No change to APR. APR is still the OSAA-style RPI: WP × 0.25 + OWP × 0.50 + OOWP × 0.25.
No change to historical seasons. 2021–2025 use the 50/50 APR + FWS formula they always have.
No change to QWS or Legacy. Both remain available via the Model dropdown for comparison; their formulas are unchanged.
No second-degree opponent weighting added explicitly. OOWP is already in APR, and APR is what feeds the FQI/oGS multipliers, so second-degree strength of schedule is already transitively present. A standalone OOWP term was considered and rejected as redundant signal.

Risks and follow-ups

Format-mix sensitivity. Pro-set matches contribute fewer total games than best-of-3, which biases the denominator slightly for teams in pro-set-heavy slates.
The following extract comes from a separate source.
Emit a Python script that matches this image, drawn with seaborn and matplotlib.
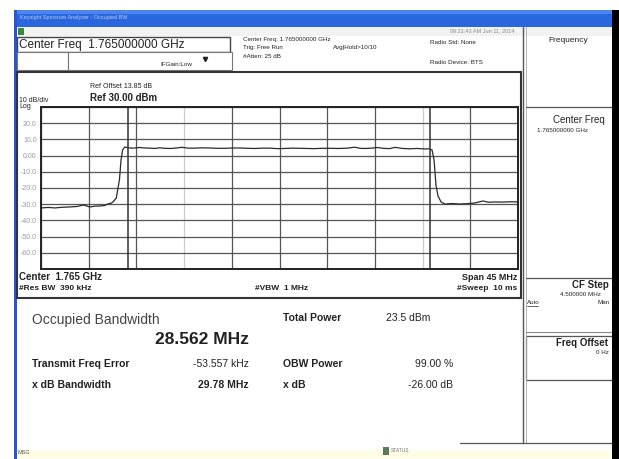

The bias is small in practice (most matches in the dataset are best-of-3) but worth monitoring if a region or tournament shifts heavily to pro sets.
Tournament events. The current is_dual_match filter excludes events with "Tournament" or "State Championship" in the title. Tournament round-robin matches that get posted as individual duals will be included; those that get posted as a single multi-team event are not. The upstream data structure controls this, not the new formula.
Coverage drift. Set-level data coverage is 98.1% in 2026. If that drops materially in future seasons (e.g., a feed change), the binary fallback will dilute the metric's signal. Worth checking annually before season start.
One season of data. The calibration is informed by the spread of 2026 data. If subsequent seasons have a substantially different distribution of league depth or set-type usage, the 40/40/20 split may want re-tuning. The constants live at the top of generate_site.py and are easy to revisit.

Rollback

If the formula needs to be reverted to 50/50 APR + FQI, set the constants in generate_site.py:

TOSS_APR_WEIGHT = 0.50
TOSS_FQI_WEIGHT = 0.50
TOSS_OGS_WEIGHT = 0.0

and regenerate. No data migration is required because oGS and game_share remain valid informational fields regardless of the weight applied to them in the PI formula.